Is the practical definition I suggested reasonable? How often does a party settle because it's cheaper than litigation? Consistent rulings help by giving employers better estimates of the cost and probability of prevailing, versus the expected cost of the requested accommodations.
But how could the Supreme Court really have gone five decades without "clarifying" the doctrine? How many thousands of employees have been denied religious accommodations over the years because "jurists of wisdom" made so many errors. Indeed, the Supreme Court has denied review in several Hardison vehicles over the past few years.
Because the Court has in many cases abrogated its role as resolving Circuit splits and misunderstandings of its precedents.
And in defense of the Court, probably a lot of the cases come out the same way under either test. It's only the cases where the burden is more than de minimis but not substantial that come out differently.
So you have an incorrect interpretation that might skew a few borderline cases. It's understandable that the Court may take some time to correct that.
It’s considerably more than a few borderline cases, however. It’s been a huge issue for decades. There have been numerous appelate cases where it would have made a difference, and probably hundreds or thousands in trial courts.
How many angels can dance between "de minimis" and "substantial"?
If it takes five decades to ask the question, will it take 5 more for the first answer, and how many more answers will it take before lawyers stop quibbling?
"and how many more answers will it take before lawyers stop quibbling?"
Infinities are difficult to quantify. Quibbling is what lawyers do, it's why they exist.
I think the context of Hardiman tends to favor the traditional interpretation. 4 Justices wanted a robust interpretation of undue hardship. 4 thought any accommodation requirement at all was unconstitutional under the Establishment Clause.
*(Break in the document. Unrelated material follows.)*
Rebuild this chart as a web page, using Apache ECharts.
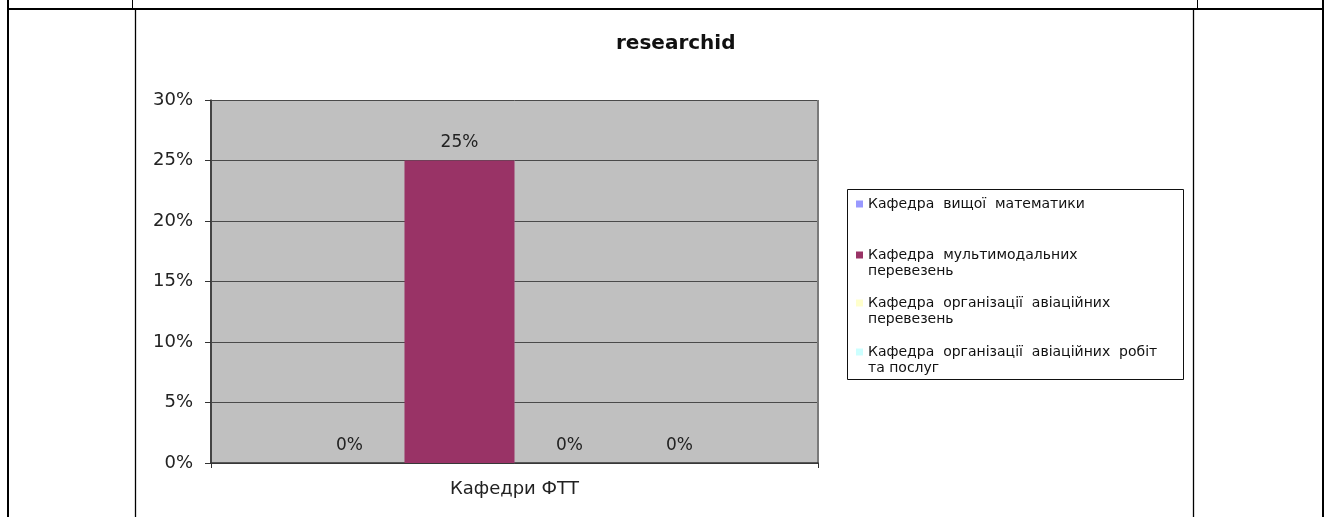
<!DOCTYPE html>
<html>
<head>
<meta charset="utf-8">
<script src="https://cdn.jsdelivr.net/npm/echarts@6/dist/echarts.min.js"></script>
<style>
  html, body { margin: 0; padding: 0; background: #fff; }
  #chart { width: 1329px; height: 517px; }
</style>
</head>
<body>
<div id="chart"></div>
<script>
// дані діаграми
const categories = ['Кафедри ФТТ'];
const seriesNames = [
  'Кафедра вищої математики',
  'Кафедра мультимодальних перевезень',
  'Кафедра організації авіаційних перевезень',
  'Кафедра організації авіаційних робіт та послуг'
];
// як текст легенди переноситься на другий рядок
const legendLines = [
  'Кафедра  вищої  математики',
  'Кафедра  мультимодальних\nперевезень',
  'Кафедра  організації  авіаційних\nперевезень',
  'Кафедра  організації  авіаційних  робіт\nта послуг'
];
const seriesValues = [
  [0],
  [0.25],
  [0],
  [0]
];
const colors = ['#9999FF', '#993366', '#FFFFCC', '#CCFFFF'];
const yTicks = { min: 0, max: 0.3, interval: 0.05 };

const chart = echarts.init(document.getElementById('chart'), null, { renderer: 'canvas' });
const font = '"DejaVu Sans", "Liberation Sans", sans-serif';
const pct = v => Math.round(v * 100) + '%';

// центри першого рядка кожного пункту легенди
const legendCenters = [204, 255, 303, 352];
const lineH = 16;
const legends = seriesNames.map((name, i) => {
  const twoLines = legendLines[i].indexOf('\n') >= 0;
  return {
    data: [name],
    left: 856,
    top: legendCenters[i] - (twoLines ? lineH * 1.5 : lineH / 2),
    padding: 0,
    itemWidth: 7,
    itemHeight: 7,
    itemGap: 0,
    icon: 'rect',
    selectedMode: false,
    // порожній перший рядок, щоб значок стояв навпроти першого рядка тексту
    formatter: () => (twoLines ? '\n' : '') + legendLines[i],
    textStyle: {
      fontFamily: font,
      fontSize: 14,
      color: '#111',
      lineHeight: lineH
    }
  };
});

const option = {
  animation: false,
  color: colors,
  title: {
    text: 'researchid',
    left: 611,
    top: 29,
    textStyle: { fontFamily: font, fontSize: 20, fontWeight: 'bold', color: '#111' }
  },
  legend: legends,
  grid: {
    left: 211, top: 100, width: 607, height: 363,
    show: true, backgroundColor: '#c0c0c0', borderWidth: 0
  },
  xAxis: {
    type: 'category',
    data: categories,
    axisLine: { lineStyle: { color: '#333', width: 1.5 } },
    axisTick: { show: true, length: 5, lineStyle: { color: '#333' } },
    axisLabel: { margin: 17, fontFamily: font, fontSize: 18, color: '#222' },
    splitLine: { show: true, lineStyle: { color: '#7a7a7a', width: 2 } }
  },
  yAxis: {
    type: 'value',
    min: yTicks.min,
    max: yTicks.max,
    interval: yTicks.interval,
    axisLine: { show: true, lineStyle: { color: '#333', width: 1.5 } },
    axisTick: { show: true, length: 6, lineStyle: { color: '#333' } },
    axisLabel: { margin: 18, fontFamily: font, fontSize: 18, color: '#222', formatter: pct },
    splitLine: { show: true, lineStyle: { color: '#4a4a4a', width: 1 } }
  },
  series: seriesNames.map((name, i) => ({
    name: name,
    type: 'bar',
    data: seriesValues[i],
    barGap: '0%',
    barCategoryGap: '27.5%',
    label: {
      show: true,
      position: 'top',
      distance: 9,
      fontFamily: font,
      fontSize: 17,
      color: '#222',
      formatter: p => pct(p.value)
    }
  })),
  graphic: [
    // рамка легенди
    { type: 'rect', shape: { x: 847.5, y: 189.5, width: 336, height: 190 },
      style: { fill: 'none', stroke: '#111', lineWidth: 1 }, z: 0 },
    // лінії таблиці
    { type: 'line', shape: { x1: 7, y1: 9, x2: 1324, y2: 9 }, style: { stroke: '#000', lineWidth: 2 } },
    { type: 'line', shape: { x1: 8, y1: 0, x2: 8, y2: 517 }, style: { stroke: '#000', lineWidth: 2 } },
    { type: 'line', shape: { x1: 1323, y1: 0, x2: 1323, y2: 517 }, style: { stroke: '#000', lineWidth: 2 } },
    { type: 'line', shape: { x1: 132.5, y1: 0, x2: 132.5, y2: 9 }, style: { stroke: '#000', lineWidth: 1 } },
    { type: 'line', shape: { x1: 1197.5, y1: 0, x2: 1197.5, y2: 9 }, style: { stroke: '#000', lineWidth: 1 } },
    { type: 'line', shape: { x1: 135.5, y1: 9, x2: 135.5, y2: 517 }, style: { stroke: '#000', lineWidth: 1.3 } },
    { type: 'line', shape: { x1: 1193.5, y1: 9, x2: 1193.5, y2: 517 }, style: { stroke: '#000', lineWidth: 1.3 } }
  ]
};

chart.setOption(option);
</script>
</body>
</html>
So a swing vote that more or less split the difference - you have to accommodate, but not very much - actually makes sense as one of the Court’s many muddled middle positions of that era that ended up sticking, at least for a while.
The fact that not a single current justice favors the old position that any accommodation requirement at all is void as an unconstitutional establishment of religion, speaks volumes about how attitudes towards the Religion Clauses have changed since Hardiman.